El temporal había sido terrible, el viento azotó ventanas y follajes, la lluvia un verdadero diluvio. Lo primero que hice al levantarme fue ir a ver el nido construido en lo alto del limonero. Allí estaba, heroico, triunfal, milagroso entre el escaso follaje y a cielo abierto. La pajarita que incuba desde hace varios días no se había movido de allí. El huracán no había podido con ella ni, mucho menos, con su amor.
Siento que mi madre se acerca silenciosa a mi cama y me tapa la espalda. Yo simulo estar dormido, y el alma me sonríe desde el torreón del pecho. Me voy adormeciendo, adolescencia en mano, pero aún sentado en su regazo inagotable. El recuerdo me encuentra hoy, casi, en la misma esquina de la vida. Las manos infinitas de mi madre siguen tapándome la espalda con el mismo esmero. Cuando miro las de mi esposa, no puedo dejar de comparar esa idéntica dulzura y carga de amor que contienen.

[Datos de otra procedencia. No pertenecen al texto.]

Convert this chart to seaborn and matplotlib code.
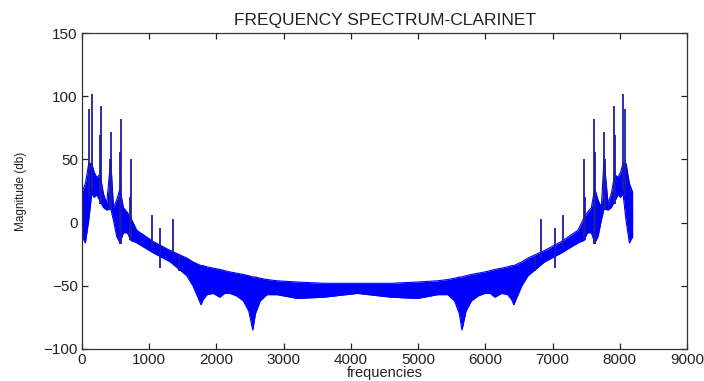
import pandas as pd
import matplotlib
matplotlib.use('Agg')
import matplotlib.pyplot as plt
import seaborn as sns


# envelope of the dense spectrum band
freqs = [0, 50, 100, 144, 180, 218, 268, 318, 367, 427, 467, 516, 565, 615, 675, 724, 814,
         1062, 1310, 1558, 1650, 1730, 1770, 1800, 1860, 1950, 2050, 2120, 2200, 2300,
         2400, 2480, 2540, 2580, 2650, 2750, 2900, 3200, 3600, 4096,
         4592, 4992, 5292, 5442, 5542, 5612, 5652, 5712, 5792, 5892, 5992, 6072, 6142,
         6242, 6332, 6392, 6422, 6462, 6542, 6634, 6882, 7130, 7378, 7468, 7517, 7577,
         7627, 7676, 7725, 7765, 7825, 7874, 7924, 7974, 8012, 8048, 8092, 8142, 8192]
upper_db = [24, 31, 47, 47, 40, 36, 38, 23, 15, 50, 12, 18, 27, 12, 8, 4, -6,
            -15, -22, -28, -31, -33, -34, -34, -35, -36, -37, -38, -39, -40,
            -41, -42, -43, -43, -44, -45, -46, -47, -48, -48,
            -48, -47, -46, -45, -44, -43, -43, -42, -41, -40, -39, -38, -37,
            -36, -35, -34, -34, -33, -31, -28, -22, -15, -6, 4, 8,
            12, 27, 18, 12, 50, 15, 23, 38, 36, 40, 47, 47, 31, 24]
lower_db = [-11, -16, 2, 23, 20, 22, 17, 12, 10, 11, 2, -11, -16, -8, -8, -14, -16,
            -24, -31, -42, -50, -60, -65, -61, -57, -56, -59, -56, -56, -58,
            -62, -70, -85, -72, -62, -57, -57, -60, -59, -56,
            -59, -60, -57, -57, -62, -72, -85, -70, -62, -58, -56, -56, -59,
            -56, -57, -61, -65, -60, -50, -42, -31, -24, -16, -14, -8, -8,
            -16, -11, 2, 11, 10, 12, 17, 22, 20, 23, 2, -16, -11]

# harmonic spikes
peak_freqs = [110, 144, 268, 283, 417, 431, 560, 575, 710, 724, 1037, 1161, 1359, 1448,
              6744, 6833, 7031, 7155, 7468, 7482, 7617, 7632, 7761, 7775, 7909, 7924, 8048, 8082]
peak_top_db = [90, 102, 69, 92, 50, 72, 56, 82, 20, 50, 6, -4.5, 3, -26,
               -26, 3, -4.5, 6, 50, 20, 82, 56, 72, 50, 92, 69, 102, 90]
peak_base_db = [20, 25, 15, 15, 10, 10, -17, -17, -14, -14, -20, -36, -28, -38,
                -38, -28, -36, -20, -14, -14, -17, -17, 10, 10, 15, 15, 25, 20]

sns.set_style('ticks')
plt.rcParams['font.family'] = ['Liberation Sans', 'DejaVu Sans']

fig = plt.figure(figsize=(7.04, 3.81), dpi=100)
ax = fig.add_axes([0.1165, 0.084, 0.8594, 0.829])

band = pd.DataFrame({'f': freqs, 'upper': upper_db, 'lower': lower_db})
ax.fill_between(band['f'], band['lower'], band['upper'], color='#0000ff', lw=0)
sns.lineplot(data=band, x='f', y='upper', color='#0000ff', lw=0.8, ax=ax)
sns.lineplot(data=band, x='f', y='lower', color='#0000ff', lw=0.8, ax=ax)
ax.vlines(peak_freqs, peak_base_db, peak_top_db, color='#1c1ca8', lw=1.3)

ax.set_xlim(0, 9000)
ax.set_ylim(-100, 150)
ax.set_xticks(range(0, 9001, 1000))
ax.set_yticks(range(-100, 151, 50))
ax.tick_params(direction='in', bottom=True, left=True, top=True, right=True,
               length=4, width=0.9, labelsize=11, colors='#222222', pad=3)
for s in ax.spines.values():
    s.set_visible(True)
    s.set_color('#333333')
    s.set_linewidth(0.9)

ax.set_title('FREQUENCY SPECTRUM-CLARINET', fontsize=12.5, pad=6, color='#222222')
ax.set_xlabel('frequencies', fontsize=10.5, labelpad=-1, color='#222222')
ax.set_ylabel('Magnitude (db)', fontsize=8.5, labelpad=12, color='#222222')

plt.savefig('out.png', dpi=100)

La tortolita aguanta soles incendiados y noches sin luna llena. Bajo su regazo victorioso la vida se mueve a sus anchas, construye libertades aladas, espera el grito inaugural. Su cabecita pequeña otea el horizonte, espera el viento del sur que ha de traerle la buena nueva horquetada en trinos gloriosos. No deserta de su misión por nada. Su gigante quimera la abriga, le cubre el cuerpecito indefenso, mientras comienza a sentir bajo el vientre germinal los llamados de los hijos.
Estamos por dirigirnos al lugar del recital. El teléfono suena dulce. Claro, la voz de mi madre ha doblegado sus chillidos para preguntarme cómo estoy y decirme que estará como siempre en la última fila escuchándonos, porque la inquieta el encierro. Con dos rasguidos enérgicos, las guitarras inician la utopía del canto, esa noche. Lo primero que hago es buscar a mi madre en la última fila. Allí está, con sus años honrosos a cuesta y una sonrisa de lirio en su rostro. Atenta. Sus manos tratan de acercarnos la tibieza en cada canción. Y lo logran. No es lo mismo cantar sin ella que con ella allí.
Hoy voy a buscar el nido. Subo a la terraza y desde allí diviso en la cunita de ramas y hojas dos cabecitas inquietas. La pajarita no está. El milagro una vez más se ha cumplido. El sueño de Dios constantemente realiza sus celestes caprichos. El nido logrado se ha respaldado magnífico en el cielo, proclama alas de azúcar para los próximos días, no sé cuantos. Las tardes espesas del verano han de contar con nuevas proclamas. Una vez más, una madre ha sido feliz arropando hijos, diciéndoles permanentemente ‘presente’.
Gracias, Yeya, mamá, por haber subido tu amor al limonero para inventar cunitas donde puedas acariciarnos.